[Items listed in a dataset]
>>>>

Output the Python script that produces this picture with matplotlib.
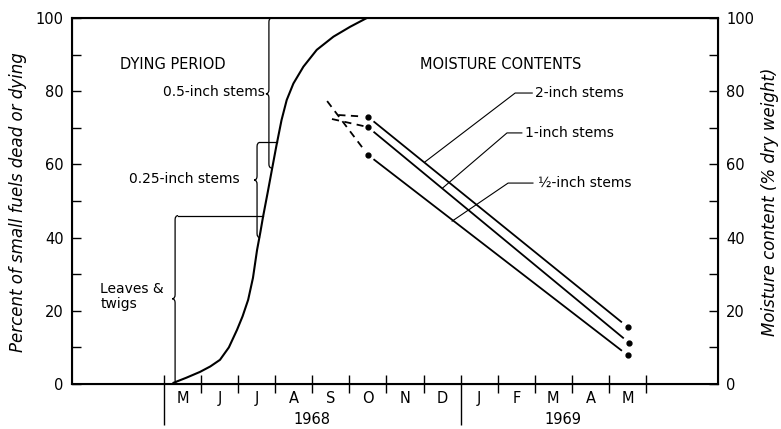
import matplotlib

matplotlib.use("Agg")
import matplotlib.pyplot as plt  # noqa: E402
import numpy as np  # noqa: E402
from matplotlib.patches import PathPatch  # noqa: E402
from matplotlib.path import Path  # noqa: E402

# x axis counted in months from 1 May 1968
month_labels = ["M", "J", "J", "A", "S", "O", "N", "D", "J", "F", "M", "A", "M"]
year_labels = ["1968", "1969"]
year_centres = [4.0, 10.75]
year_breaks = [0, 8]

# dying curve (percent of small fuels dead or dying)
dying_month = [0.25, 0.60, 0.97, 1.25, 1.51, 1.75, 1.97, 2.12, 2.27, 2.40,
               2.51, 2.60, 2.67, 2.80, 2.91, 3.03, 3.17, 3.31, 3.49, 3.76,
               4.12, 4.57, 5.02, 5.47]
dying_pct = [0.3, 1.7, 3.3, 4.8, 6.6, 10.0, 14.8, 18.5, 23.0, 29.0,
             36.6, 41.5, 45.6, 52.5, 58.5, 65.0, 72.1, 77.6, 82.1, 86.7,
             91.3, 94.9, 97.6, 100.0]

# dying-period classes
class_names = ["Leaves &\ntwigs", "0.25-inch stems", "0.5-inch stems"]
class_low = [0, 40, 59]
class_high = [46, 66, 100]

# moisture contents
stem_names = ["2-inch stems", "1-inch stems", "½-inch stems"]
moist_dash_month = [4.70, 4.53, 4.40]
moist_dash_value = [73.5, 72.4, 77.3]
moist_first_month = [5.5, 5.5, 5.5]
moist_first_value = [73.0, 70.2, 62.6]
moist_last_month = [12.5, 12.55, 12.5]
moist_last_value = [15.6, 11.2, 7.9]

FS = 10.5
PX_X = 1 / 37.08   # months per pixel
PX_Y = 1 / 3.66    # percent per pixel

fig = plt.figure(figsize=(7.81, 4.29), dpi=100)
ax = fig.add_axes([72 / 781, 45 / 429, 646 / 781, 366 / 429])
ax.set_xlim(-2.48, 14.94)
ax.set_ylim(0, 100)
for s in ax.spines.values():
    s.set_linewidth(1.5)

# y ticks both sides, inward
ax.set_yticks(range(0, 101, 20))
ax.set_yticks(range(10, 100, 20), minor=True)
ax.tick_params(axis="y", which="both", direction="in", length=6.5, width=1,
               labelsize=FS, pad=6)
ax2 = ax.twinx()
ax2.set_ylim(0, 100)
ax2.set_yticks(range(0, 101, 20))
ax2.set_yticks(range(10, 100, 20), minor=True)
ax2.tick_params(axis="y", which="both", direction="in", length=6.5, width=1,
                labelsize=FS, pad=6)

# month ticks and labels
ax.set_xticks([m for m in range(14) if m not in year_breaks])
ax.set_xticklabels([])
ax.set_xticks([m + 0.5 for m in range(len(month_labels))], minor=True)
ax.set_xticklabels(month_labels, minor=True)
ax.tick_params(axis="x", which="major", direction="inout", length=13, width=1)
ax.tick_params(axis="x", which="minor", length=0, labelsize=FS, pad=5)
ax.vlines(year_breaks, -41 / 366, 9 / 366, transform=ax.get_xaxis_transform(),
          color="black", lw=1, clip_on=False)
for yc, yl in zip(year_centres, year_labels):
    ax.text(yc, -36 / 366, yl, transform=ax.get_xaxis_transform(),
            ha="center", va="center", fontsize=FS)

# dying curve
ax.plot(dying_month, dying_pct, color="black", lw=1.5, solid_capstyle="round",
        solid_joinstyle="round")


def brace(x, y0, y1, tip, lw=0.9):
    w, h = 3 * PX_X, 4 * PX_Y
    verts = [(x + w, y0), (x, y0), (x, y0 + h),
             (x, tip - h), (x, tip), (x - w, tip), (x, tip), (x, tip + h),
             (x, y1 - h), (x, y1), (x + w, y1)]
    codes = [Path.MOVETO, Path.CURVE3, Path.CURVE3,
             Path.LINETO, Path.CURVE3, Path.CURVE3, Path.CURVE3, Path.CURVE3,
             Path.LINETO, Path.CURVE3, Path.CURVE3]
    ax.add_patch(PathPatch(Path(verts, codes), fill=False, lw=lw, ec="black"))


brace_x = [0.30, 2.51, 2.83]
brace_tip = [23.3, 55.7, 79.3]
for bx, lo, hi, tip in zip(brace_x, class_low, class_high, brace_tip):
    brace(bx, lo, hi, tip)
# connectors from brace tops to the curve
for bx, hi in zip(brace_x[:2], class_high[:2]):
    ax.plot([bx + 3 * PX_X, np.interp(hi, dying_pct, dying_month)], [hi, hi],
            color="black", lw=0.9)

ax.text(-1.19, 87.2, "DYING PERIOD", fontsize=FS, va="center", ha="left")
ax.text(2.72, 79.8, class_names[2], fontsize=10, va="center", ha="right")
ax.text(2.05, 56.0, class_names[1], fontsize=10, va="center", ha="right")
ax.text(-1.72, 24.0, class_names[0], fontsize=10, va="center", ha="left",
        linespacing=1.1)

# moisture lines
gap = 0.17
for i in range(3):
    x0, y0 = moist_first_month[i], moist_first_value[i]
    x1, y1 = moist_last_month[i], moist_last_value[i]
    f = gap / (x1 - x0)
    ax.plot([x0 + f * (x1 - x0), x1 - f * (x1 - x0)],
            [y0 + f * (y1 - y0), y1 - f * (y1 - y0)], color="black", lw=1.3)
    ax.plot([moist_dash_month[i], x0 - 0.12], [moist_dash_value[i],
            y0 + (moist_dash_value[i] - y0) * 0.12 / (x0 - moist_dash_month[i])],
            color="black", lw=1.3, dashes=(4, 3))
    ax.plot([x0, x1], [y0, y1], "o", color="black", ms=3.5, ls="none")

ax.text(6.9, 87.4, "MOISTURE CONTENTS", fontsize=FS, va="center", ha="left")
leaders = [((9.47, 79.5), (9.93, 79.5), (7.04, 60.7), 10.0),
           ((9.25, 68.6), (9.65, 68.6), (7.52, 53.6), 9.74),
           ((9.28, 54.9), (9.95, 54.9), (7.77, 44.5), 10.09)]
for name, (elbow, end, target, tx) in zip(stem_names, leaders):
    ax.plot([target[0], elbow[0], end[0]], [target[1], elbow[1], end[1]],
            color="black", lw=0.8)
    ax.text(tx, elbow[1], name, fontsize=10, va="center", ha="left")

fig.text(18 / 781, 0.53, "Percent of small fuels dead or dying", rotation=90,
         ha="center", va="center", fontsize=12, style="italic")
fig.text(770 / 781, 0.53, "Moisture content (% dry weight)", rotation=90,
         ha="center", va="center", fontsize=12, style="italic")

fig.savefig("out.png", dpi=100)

<<<<
>>>>

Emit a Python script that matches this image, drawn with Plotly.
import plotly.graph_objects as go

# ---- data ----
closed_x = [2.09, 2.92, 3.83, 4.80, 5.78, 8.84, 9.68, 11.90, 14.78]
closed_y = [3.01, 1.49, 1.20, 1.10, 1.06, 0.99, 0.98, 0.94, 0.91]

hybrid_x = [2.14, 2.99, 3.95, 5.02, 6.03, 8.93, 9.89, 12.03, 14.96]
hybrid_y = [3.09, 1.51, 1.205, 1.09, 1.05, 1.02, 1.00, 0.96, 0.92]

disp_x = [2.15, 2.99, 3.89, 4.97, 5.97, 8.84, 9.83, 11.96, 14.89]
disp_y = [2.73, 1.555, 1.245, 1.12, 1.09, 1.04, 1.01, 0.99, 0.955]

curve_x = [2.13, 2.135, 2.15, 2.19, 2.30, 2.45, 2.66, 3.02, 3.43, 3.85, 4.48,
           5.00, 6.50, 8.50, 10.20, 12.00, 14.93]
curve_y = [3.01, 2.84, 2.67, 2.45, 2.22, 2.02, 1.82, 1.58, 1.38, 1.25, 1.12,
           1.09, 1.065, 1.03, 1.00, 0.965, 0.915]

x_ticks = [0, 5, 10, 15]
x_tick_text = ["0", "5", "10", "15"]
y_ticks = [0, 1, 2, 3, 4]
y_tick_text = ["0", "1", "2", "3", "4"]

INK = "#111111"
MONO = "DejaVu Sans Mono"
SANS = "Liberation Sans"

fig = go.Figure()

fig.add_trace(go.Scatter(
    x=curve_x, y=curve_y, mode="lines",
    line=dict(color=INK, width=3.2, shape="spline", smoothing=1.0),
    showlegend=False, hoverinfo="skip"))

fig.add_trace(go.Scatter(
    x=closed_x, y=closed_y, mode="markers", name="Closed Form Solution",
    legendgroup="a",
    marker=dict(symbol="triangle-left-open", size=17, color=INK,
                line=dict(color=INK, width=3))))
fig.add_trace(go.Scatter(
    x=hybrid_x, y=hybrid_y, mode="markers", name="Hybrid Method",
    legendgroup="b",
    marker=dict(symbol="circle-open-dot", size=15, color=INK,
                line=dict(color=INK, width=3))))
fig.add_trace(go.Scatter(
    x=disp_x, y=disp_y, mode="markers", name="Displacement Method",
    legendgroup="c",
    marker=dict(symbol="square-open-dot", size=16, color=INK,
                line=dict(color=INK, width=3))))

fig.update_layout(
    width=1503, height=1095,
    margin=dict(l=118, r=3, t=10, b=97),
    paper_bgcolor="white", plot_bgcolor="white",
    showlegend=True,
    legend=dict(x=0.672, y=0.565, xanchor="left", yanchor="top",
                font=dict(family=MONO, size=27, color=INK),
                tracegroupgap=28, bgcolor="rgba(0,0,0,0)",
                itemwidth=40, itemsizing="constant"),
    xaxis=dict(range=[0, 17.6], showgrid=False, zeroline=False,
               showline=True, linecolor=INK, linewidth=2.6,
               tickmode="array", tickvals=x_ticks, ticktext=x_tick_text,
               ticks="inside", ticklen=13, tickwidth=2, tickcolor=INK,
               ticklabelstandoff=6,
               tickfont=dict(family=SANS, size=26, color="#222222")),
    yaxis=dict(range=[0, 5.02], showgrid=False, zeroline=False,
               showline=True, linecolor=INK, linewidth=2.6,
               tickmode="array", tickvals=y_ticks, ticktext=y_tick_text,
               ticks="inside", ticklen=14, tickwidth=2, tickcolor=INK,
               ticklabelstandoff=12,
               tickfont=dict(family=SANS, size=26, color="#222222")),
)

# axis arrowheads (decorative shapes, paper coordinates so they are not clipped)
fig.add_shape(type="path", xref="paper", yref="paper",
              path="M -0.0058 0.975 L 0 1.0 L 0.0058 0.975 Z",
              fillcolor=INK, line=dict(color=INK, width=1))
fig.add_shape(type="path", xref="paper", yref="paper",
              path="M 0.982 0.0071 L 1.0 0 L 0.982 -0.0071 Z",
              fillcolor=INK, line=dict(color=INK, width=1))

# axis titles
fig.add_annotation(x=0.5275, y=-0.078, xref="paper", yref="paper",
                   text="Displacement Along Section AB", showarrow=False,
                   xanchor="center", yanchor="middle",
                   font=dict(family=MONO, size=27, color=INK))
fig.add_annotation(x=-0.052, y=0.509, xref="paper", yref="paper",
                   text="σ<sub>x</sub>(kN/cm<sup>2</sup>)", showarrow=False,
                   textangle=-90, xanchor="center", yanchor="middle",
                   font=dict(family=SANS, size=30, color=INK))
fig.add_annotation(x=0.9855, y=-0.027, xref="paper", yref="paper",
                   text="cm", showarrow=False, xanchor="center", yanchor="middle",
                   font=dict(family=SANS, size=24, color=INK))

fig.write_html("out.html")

<<<<
>>>>

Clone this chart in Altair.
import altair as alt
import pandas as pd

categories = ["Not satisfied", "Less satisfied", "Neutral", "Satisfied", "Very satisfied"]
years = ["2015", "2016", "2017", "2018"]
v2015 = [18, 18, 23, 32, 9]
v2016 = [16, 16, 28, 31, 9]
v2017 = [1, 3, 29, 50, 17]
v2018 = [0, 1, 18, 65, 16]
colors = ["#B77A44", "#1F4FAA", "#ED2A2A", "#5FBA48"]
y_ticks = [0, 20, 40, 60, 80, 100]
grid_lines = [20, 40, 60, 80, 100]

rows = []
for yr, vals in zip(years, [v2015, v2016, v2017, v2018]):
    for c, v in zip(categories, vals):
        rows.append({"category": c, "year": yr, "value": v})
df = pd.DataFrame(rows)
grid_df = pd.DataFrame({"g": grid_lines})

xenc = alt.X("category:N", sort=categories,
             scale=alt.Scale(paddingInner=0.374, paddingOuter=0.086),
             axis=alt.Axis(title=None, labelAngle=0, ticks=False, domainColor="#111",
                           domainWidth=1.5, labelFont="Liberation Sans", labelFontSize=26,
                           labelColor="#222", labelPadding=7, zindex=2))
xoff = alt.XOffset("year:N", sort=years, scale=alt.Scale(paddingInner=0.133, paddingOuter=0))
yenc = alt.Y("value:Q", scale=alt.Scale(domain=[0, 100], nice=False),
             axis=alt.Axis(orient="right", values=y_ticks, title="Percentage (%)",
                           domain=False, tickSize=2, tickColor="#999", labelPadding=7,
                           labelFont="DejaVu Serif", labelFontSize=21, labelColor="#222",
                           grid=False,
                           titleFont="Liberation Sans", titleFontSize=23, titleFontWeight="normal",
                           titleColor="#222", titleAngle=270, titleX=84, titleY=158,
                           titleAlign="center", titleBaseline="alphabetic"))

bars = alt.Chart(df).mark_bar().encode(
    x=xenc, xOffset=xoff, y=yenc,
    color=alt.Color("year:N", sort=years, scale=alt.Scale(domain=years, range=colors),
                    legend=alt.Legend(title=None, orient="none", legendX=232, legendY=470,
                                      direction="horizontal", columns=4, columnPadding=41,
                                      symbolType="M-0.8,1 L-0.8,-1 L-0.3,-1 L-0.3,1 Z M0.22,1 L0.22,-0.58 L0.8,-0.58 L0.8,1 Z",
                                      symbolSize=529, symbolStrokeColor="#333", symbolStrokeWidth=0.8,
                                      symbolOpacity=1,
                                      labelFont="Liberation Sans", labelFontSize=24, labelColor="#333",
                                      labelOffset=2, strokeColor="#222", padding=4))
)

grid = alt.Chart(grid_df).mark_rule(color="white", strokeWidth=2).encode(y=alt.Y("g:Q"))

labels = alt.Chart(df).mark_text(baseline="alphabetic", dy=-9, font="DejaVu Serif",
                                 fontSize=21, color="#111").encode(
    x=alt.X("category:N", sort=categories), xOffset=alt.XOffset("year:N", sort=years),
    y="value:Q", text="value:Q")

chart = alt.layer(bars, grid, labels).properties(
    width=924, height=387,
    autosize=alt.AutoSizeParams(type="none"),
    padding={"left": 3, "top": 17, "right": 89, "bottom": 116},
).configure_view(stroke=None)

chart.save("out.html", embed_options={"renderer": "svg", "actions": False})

<<<<

Above are some records. Output exactly the lines from the one that contains "Output the Python" to the one that contains "year_breaks = [0, 8]", keeping both, and omit the pictures.

Finished task:
Output the Python script that produces this picture with matplotlib.
import matplotlib

matplotlib.use("Agg")
import matplotlib.pyplot as plt  # noqa: E402
import numpy as np  # noqa: E402
from matplotlib.patches import PathPatch  # noqa: E402
from matplotlib.path import Path  # noqa: E402

# x axis counted in months from 1 May 1968
month_labels = ["M", "J", "J", "A", "S", "O", "N", "D", "J", "F", "M", "A", "M"]
year_labels = ["1968", "1969"]
year_centres = [4.0, 10.75]
year_breaks = [0, 8]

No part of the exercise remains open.